Compartimos con ustedes este texto, todavía vigente, de la poeta, ensayista y lingüista argentina Ivonne Bordelois, a diez años de su publicación.
En estos días, se habla mucho de violencia; acaso demasiado. El mismo hablar contra la violencia parece generar violencia. Profetas que aúllan, pacificadores que abruman, políticos y periodistas que ensordecen, rockeros que deliran: de este estruendo parece surgir en nosotros sólo un vehemente deseo de fuga a un lugar de silencio y de paz. Acaso ese lugar es mucho más accesible que lo que nos imaginamos. Y estas líneas, que intentan una suerte de ecología del lenguaje, se proponen imaginar ese lugar; porque uno de los aterradores poderes de la violencia es que está destinada, precisamente, a la tarea de destruir la imaginación, tarea en la que es muy eficaz.
Una primera y muy extendida forma de violencia que sufre la lengua, en la que todos prácticamente participamos, es el prejuicio que de manera exclusiva la define como un medio de comunicación. No es un azar el que un filósofo como Walter Benjamin, al hablar de la caída, diga que la primera caída consiste en considerar la palabra como un medio o un instrumento. Si se la considera así –como lo hace nuestra sociedad–, se la violenta en el sentido de que se olvida que el lenguaje –en particular, el lenguaje poético– no es sólo el medio, sino también el fin de la comunicación. Cuando se mediatiza el lenguaje, cuando se lo considera sólo una mediación para otra mediación –porque la comunicación se pone al servicio del marketing, el marketing, del dinero, y así sucesiva e infinitamente– nos olvidamos de que el lenguaje es ante todo un placer, un placer sagrado; una forma, acaso la más elevada, de amor y de conocimiento.

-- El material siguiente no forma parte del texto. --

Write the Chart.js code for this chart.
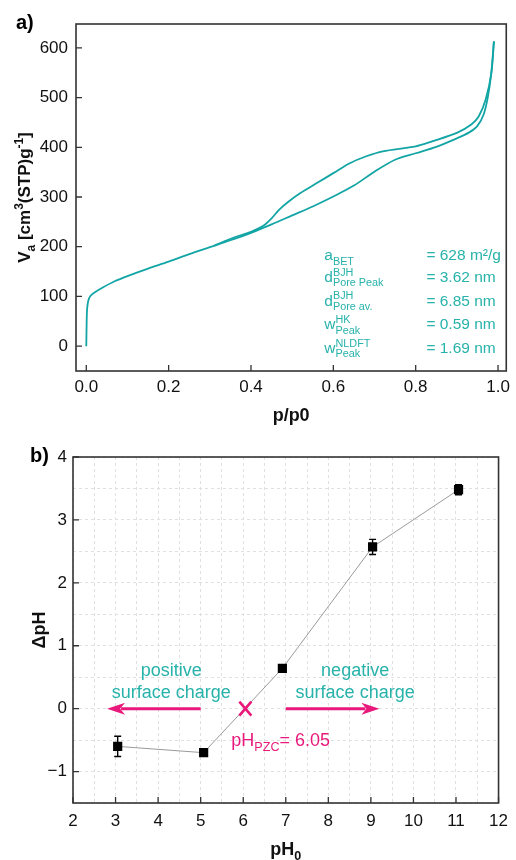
<!DOCTYPE html>
<html>
<head>
<meta charset="utf-8">
<script src="https://cdn.jsdelivr.net/npm/chart.js@4/dist/chart.umd.min.js"></script>
<style>
  html, body { margin: 0; padding: 0; background: #fff; }
  .box { position: absolute; left: 0; width: 516px; height: 430px; }
</style>
</head>
<body>
<div class="box" style="top:0"><canvas id="isoChart"></canvas></div>
<div class="box" style="top:430px"><canvas id="phChart"></canvas></div>
<script>
// ---- a) isotherm data ----
var adsP = [0, 0.0008, 0.002, 0.005, 0.01, 0.02, 0.04, 0.07, 0.1, 0.15, 0.2, 0.25, 0.3, 0.35, 0.4, 0.45, 0.5, 0.55, 0.6, 0.65, 0.7, 0.75, 0.8, 0.85, 0.9, 0.93, 0.95, 0.965, 0.975, 0.983, 0.99];
var adsV = [0, 45, 75, 92, 101, 108, 118, 131, 141, 156, 170, 185, 199, 213, 228, 245, 263, 281, 301, 323, 351, 375, 388, 401, 418, 430, 443, 466, 500, 545, 613];
var desP = [0.31, 0.36, 0.4, 0.43, 0.45, 0.468, 0.49, 0.52, 0.56, 0.6, 0.64, 0.68, 0.72, 0.8, 0.84, 0.9, 0.935, 0.953, 0.97, 0.984, 0.99];
var desV = [202, 219, 230, 242, 257, 274, 290, 308, 328, 348, 368, 382, 392, 402, 412, 429, 446, 462, 496, 550, 613];
var isoXTicks = [0, 0.2, 0.4, 0.6, 0.8, 1.0];
var isoYTicks = [0, 100, 200, 300, 400, 500, 600];
var poreLabels = [
  [{t: 'a'}, {sub: 'BET'}],
  [{t: 'd'}, {sup: 'BJH', sub: 'Pore Peak'}],
  [{t: 'd'}, {sup: 'BJH', sub: 'Pore av.'}],
  [{t: 'w'}, {sup: 'HK', sub: 'Peak'}],
  [{t: 'w'}, {sup: 'NLDFT', sub: 'Peak'}]
];
var poreValues = ['= 628 m²/g', '= 3.62 nm', '= 6.85 nm', '= 0.59 nm', '= 1.69 nm'];
var poreRowsV = [183, 139, 91, 44, -4];

// ---- b) pH drift data ----
var ph0 = [3.05, 5.07, 6.92, 9.04, 11.06];
var dpH = [-0.6, -0.7, 0.64, 2.57, 3.48];
var dpHErr = [0.16, 0.05, 0.06, 0.12, 0.08];
var phXTicks = [2, 3, 4, 5, 6, 7, 8, 9, 10, 11, 12];
var phYTicks = [-1, 0, 1, 2, 3, 4];
var pHpzc = 6.05;

var FONT = '"Liberation Sans", Arial, sans-serif';
var TEAL = '#13a5a5';
var TEAL_TXT = '#27b2aa';
var PINK = '#e8197b';

function pts(xs, ys) {
  return xs.map(function (x, i) { return {x: x, y: ys[i]}; });
}

// rich text: parts of {t} or {sup, sub}
function richWidth(ctx, parts, size, bold) {
  var w = 0, s = size * 0.7, b = bold ? 'bold ' : '';
  parts.forEach(function (p) {
    if (p.t !== undefined) { ctx.font = b + size + 'px ' + FONT; w += ctx.measureText(p.t).width; }
    else {
      ctx.font = b + s + 'px ' + FONT;
      var a1 = p.sup ? ctx.measureText(p.sup).width : 0;
      var a2 = p.sub ? ctx.measureText(p.sub).width : 0;
      w += Math.max(a1, a2);
    }
  });
  return w;
}
function drawRich(ctx, x, y, parts, size, color, bold) {
  var s = size * 0.7, b = bold ? 'bold ' : '';
  ctx.fillStyle = color;
  ctx.textBaseline = 'alphabetic';
  ctx.textAlign = 'left';
  parts.forEach(function (p) {
    if (p.t !== undefined) {
      ctx.font = b + size + 'px ' + FONT;
      ctx.fillText(p.t, x, y);
      x += ctx.measureText(p.t).width;
    } else {
      ctx.font = b + s + 'px ' + FONT;
      var w = 0;
      if (p.sup) { ctx.fillText(p.sup, x, y - size * 0.42); w = ctx.measureText(p.sup).width; }
      if (p.sub) { ctx.fillText(p.sub, x, y + size * 0.28); w = Math.max(w, ctx.measureText(p.sub).width); }
      x += w;
    }
  });
}

// frame + inward ticks
function frameTicks(xTicks, yTicks) {
  return {
    id: 'frameTicks',
    afterDatasetsDraw: function (chart) {
      var ctx = chart.ctx, a = chart.chartArea;
      var xs = chart.scales.x, ys = chart.scales.y;
      ctx.save();
      ctx.strokeStyle = '#333';
      ctx.lineWidth = 1.6;
      ctx.strokeRect(a.left, a.top, a.right - a.left, a.bottom - a.top);
      ctx.lineWidth = 1.3;
      ctx.beginPath();
      xTicks.forEach(function (v) {
        var px = xs.getPixelForValue(v);
        ctx.moveTo(px, a.bottom); ctx.lineTo(px, a.bottom - 6);
      });
      yTicks.forEach(function (v) {
        var py = ys.getPixelForValue(v);
        ctx.moveTo(a.left, py); ctx.lineTo(a.left + 6, py);
      });
      ctx.stroke();
      ctx.restore();
    }
  };
}

// ---- chart a) ----
var isoText = {
  id: 'isoText',
  afterDraw: function (chart) {
    var ctx = chart.ctx, a = chart.chartArea;
    var xs = chart.scales.x, ys = chart.scales.y;
    ctx.save();
    poreLabels.forEach(function (parts, i) {
      var py = ys.getPixelForValue(poreRowsV[i]) + 5;
      drawRich(ctx, xs.getPixelForValue(0.578), py, parts, 15.5, TEAL_TXT, false);
      ctx.font = '15.5px ' + FONT;
      ctx.fillText(poreValues[i], xs.getPixelForValue(0.826), py);
    });
    // axis titles
    ctx.fillStyle = '#111';
    ctx.font = 'bold 18px ' + FONT;
    ctx.textAlign = 'center';
    ctx.textBaseline = 'middle';
    ctx.fillText('p/p0', (a.left + a.right) / 2, 416);
    var yt = [{t: 'V'}, {sub: 'a'}, {t: ' [cm'}, {sup: '3'}, {t: '(STP)g'}, {sup: '-1'}, {t: ']'}];
    var w = richWidth(ctx, yt, 17, true);
    ctx.translate(30, (a.top + a.bottom) / 2);
    ctx.rotate(-Math.PI / 2);
    drawRich(ctx, -w / 2, 0, yt, 17, '#111', true);
    ctx.restore();
    ctx.save();
    ctx.fillStyle = '#000';
    ctx.font = 'bold 20px ' + FONT;
    ctx.textBaseline = 'middle';
    ctx.fillText('a)', 16, 23);
    ctx.restore();
  }
};

new Chart(document.getElementById('isoChart'), {
  type: 'scatter',
  data: {
    datasets: [{
      data: pts(adsP, adsV),
      showLine: true,
      borderColor: TEAL,
      borderWidth: 1.8,
      pointRadius: 0,
      tension: 0.3
    }, {
      data: pts(desP, desV),
      showLine: true,
      borderColor: TEAL,
      borderWidth: 1.8,
      pointRadius: 0,
      tension: 0.3
    }]
  },
  options: {
    responsive: true,
    maintainAspectRatio: false,
    animation: false,
    layout: {padding: {top: 24, right: 8, left: 0, bottom: 0}},
    plugins: {legend: {display: false}, tooltip: {enabled: false}},
    scales: {
      x: {
        type: 'linear', min: -0.025, max: 1.02,
        afterBuildTicks: function (s) { s.ticks = isoXTicks.map(function (v) { return {value: v}; }); },
        afterFit: function (s) { s.height = 59; },
        grid: {display: false, drawTicks: false},
        border: {display: false},
        ticks: {padding: 6, color: '#111', font: {family: FONT, size: 17}, autoSkip: false, maxRotation: 0,
          callback: function (v) { return v.toFixed(1); }}
      },
      y: {
        type: 'linear', min: -50, max: 648,
        afterBuildTicks: function (s) { s.ticks = isoYTicks.map(function (v) { return {value: v}; }); },
        afterFit: function (s) { s.width = 76; },
        grid: {display: false, drawTicks: false},
        border: {display: false},
        ticks: {padding: 8, color: '#111', font: {family: FONT, size: 17}}
      }
    }
  },
  plugins: [frameTicks(isoXTicks, isoYTicks), isoText]
});

// ---- chart b) ----
function arrow(ctx, x1, x2, y) {
  var dir = x2 > x1 ? 1 : -1;
  ctx.beginPath();
  ctx.moveTo(x1, y); ctx.lineTo(x2 - dir * 14, y);
  ctx.stroke();
  ctx.beginPath();
  ctx.moveTo(x2, y);
  ctx.lineTo(x2 - dir * 18, y - 6);
  ctx.lineTo(x2 - dir * 13, y);
  ctx.lineTo(x2 - dir * 18, y + 6);
  ctx.closePath();
  ctx.fill();
}

var phDraw = {
  id: 'phDraw',
  afterDatasetsDraw: function (chart) {
    var ctx = chart.ctx, a = chart.chartArea;
    var xs = chart.scales.x, ys = chart.scales.y;
    ctx.save();
    // error bars
    ctx.strokeStyle = '#000';
    ctx.lineWidth = 1.4;
    ctx.beginPath();
    ph0.forEach(function (x, i) {
      var px = xs.getPixelForValue(x);
      var y1 = ys.getPixelForValue(dpH[i] - dpHErr[i]);
      var y2 = ys.getPixelForValue(dpH[i] + dpHErr[i]);
      ctx.moveTo(px, y1); ctx.lineTo(px, y2);
      ctx.moveTo(px - 3.5, y1); ctx.lineTo(px + 3.5, y1);
      ctx.moveTo(px - 3.5, y2); ctx.lineTo(px + 3.5, y2);
    });
    ctx.stroke();

    // annotations
    ctx.fillStyle = TEAL_TXT;
    ctx.font = '18px ' + FONT;
    ctx.textAlign = 'center';
    ctx.textBaseline = 'middle';
    ctx.fillText('positive', xs.getPixelForValue(4.31), ys.getPixelForValue(0.6));
    ctx.fillText('surface charge', xs.getPixelForValue(4.31), ys.getPixelForValue(0.25));
    ctx.fillText('negative', xs.getPixelForValue(8.63), ys.getPixelForValue(0.6));
    ctx.fillText('surface charge', xs.getPixelForValue(8.63), ys.getPixelForValue(0.25));

    ctx.strokeStyle = PINK;
    ctx.fillStyle = PINK;
    ctx.lineWidth = 3;
    var y0 = ys.getPixelForValue(0);
    arrow(ctx, xs.getPixelForValue(5.0), xs.getPixelForValue(2.8), y0);
    arrow(ctx, xs.getPixelForValue(7.0), xs.getPixelForValue(9.2), y0);
    var cx = xs.getPixelForValue(pHpzc);
    ctx.lineWidth = 2.6;
    ctx.beginPath();
    ctx.moveTo(cx - 6, y0 - 7); ctx.lineTo(cx + 6, y0 + 7);
    ctx.moveTo(cx + 6, y0 - 7); ctx.lineTo(cx - 6, y0 + 7);
    ctx.stroke();
    drawRich(ctx, xs.getPixelForValue(5.72), ys.getPixelForValue(-0.5) + 6,
      [{t: 'pH'}, {sub: 'PZC'}, {t: '= ' + pHpzc.toFixed(2)}], 18, PINK, false);

    // axis titles
    var t = [{t: 'pH'}, {sub: '0'}];
    var w = richWidth(ctx, t, 18, true);
    drawRich(ctx, (a.left + a.right) / 2 - w / 2, 425, t, 18, '#111', true);
    ctx.translate(40, (a.top + a.bottom) / 2);
    ctx.rotate(-Math.PI / 2);
    ctx.fillStyle = '#111';
    ctx.font = 'bold 18px ' + FONT;
    ctx.textAlign = 'center';
    ctx.textBaseline = 'middle';
    ctx.fillText('ΔpH', 0, 0);
    ctx.restore();

    ctx.save();
    ctx.fillStyle = '#000';
    ctx.font = 'bold 20px ' + FONT;
    ctx.textBaseline = 'middle';
    ctx.fillText('b)', 30, 26);
    ctx.restore();
  }
};

var halfSteps = [];
for (var v = phXTicks[0]; v <= phXTicks[phXTicks.length - 1]; v += 0.5) halfSteps.push(v);
var halfStepsY = [];
for (var u = -1.5; u <= 4; u += 0.5) halfStepsY.push(u);

new Chart(document.getElementById('phChart'), {
  type: 'scatter',
  data: {
    datasets: [{
      data: pts(ph0, dpH),
      showLine: true,
      borderColor: '#9a9a9a',
      borderWidth: 1,
      pointStyle: 'rect',
      pointRadius: 6.5,
      pointBackgroundColor: '#000',
      pointBorderColor: '#000',
      pointBorderWidth: 0
    }]
  },
  options: {
    responsive: true,
    maintainAspectRatio: false,
    animation: false,
    layout: {padding: {top: 27, right: 10, left: 0, bottom: 0}},
    plugins: {legend: {display: false}, tooltip: {enabled: false}},
    scales: {
      x: {
        type: 'linear', min: 2, max: 12,
        afterBuildTicks: function (s) { s.ticks = halfSteps.map(function (v) { return {value: v}; }); },
        afterFit: function (s) { s.height = 57; },
        grid: {color: '#e0e0e0', lineWidth: 1, drawTicks: false},
        border: {display: false, dash: [3, 3]},
        ticks: {padding: 8, color: '#111', font: {family: FONT, size: 17}, autoSkip: false, maxRotation: 0,
          callback: function (v) { return phXTicks.indexOf(v) >= 0 ? v : ''; }}
      },
      y: {
        type: 'linear', min: -1.5, max: 4,
        afterBuildTicks: function (s) { s.ticks = halfStepsY.map(function (v) { return {value: v}; }); },
        afterFit: function (s) { s.width = 73; },
        grid: {color: '#e0e0e0', lineWidth: 1, drawTicks: false},
        border: {display: false, dash: [3, 3]},
        ticks: {padding: 6, color: '#111', font: {family: FONT, size: 17}, autoSkip: false,
          callback: function (v) { return phYTicks.indexOf(v) >= 0 ? (v < 0 ? '\u2212' + Math.abs(v) : v) : ''; }}
      }
    }
  },
  plugins: [frameTicks(phXTicks, phYTicks), phDraw]
});
</script>
</body>
</html>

En el logro de cada acto de lenguaje, hay una pulsión de vida que se satisface: una onda sonora emitida vocalmente encuentra su acogida en nuestra capacidad biológica de escucha, de un modo que cabe comparar con la plenitud del acto sexual: relación misteriosa y fecunda. El lenguaje pone de manifiesto nuestra capacidad innata de investir nuestra energía en palabras, que nos relacionan a su vez con los otros y con nosotros mismos. Y las relaciones existentes entre las palabras son a la vez espejo y modelo de nuestras propias relaciones con el universo.
A través de la comunicación, el lenguaje se va recreando, y con él se recrea el grupo que lo comparte. No sólo el placer sino incluso la identidad misma del grupo hablante entran en juego en cada acto verbal. Palabras como nación, proletariado, democracia, pacifismo, discriminación, derechos humanos nos han ido definiendo a través de los tiempos, y en verdad no podríamos reconocernos históricamente sin ellas, a pesar de las múltiples y conflictivas interpretaciones que de ellas podemos dar.
Si es verdad que la pulsión de vida, el Eros, es la que vincula al deseo y su objeto, y el placer es la señal certera de su realización, el lenguaje es una de las manifestaciones más evidentes y universales del principio de placer. En cada comunicación verbal que se logra, se da una relación misteriosa y fecunda. La libido hace de las palabras su objeto y habitación: entre la lengua parlante y la oreja escuchante, hay una relación análoga a la que existe entre el falo (que en sánscrito se llama lingam) y la vulva.
Este carácter peculiar del lenguaje es lo que garantiza su poder, un poder que prevalece sobre todas las operaciones intelectuales. En este sentido, es necesario recordar a Martí: “La lengua no es el caballo del pensamiento, sino su jinete”. Es decir, en la lengua hay algo anterior y superior, en cierto modo, al pensamiento mismo.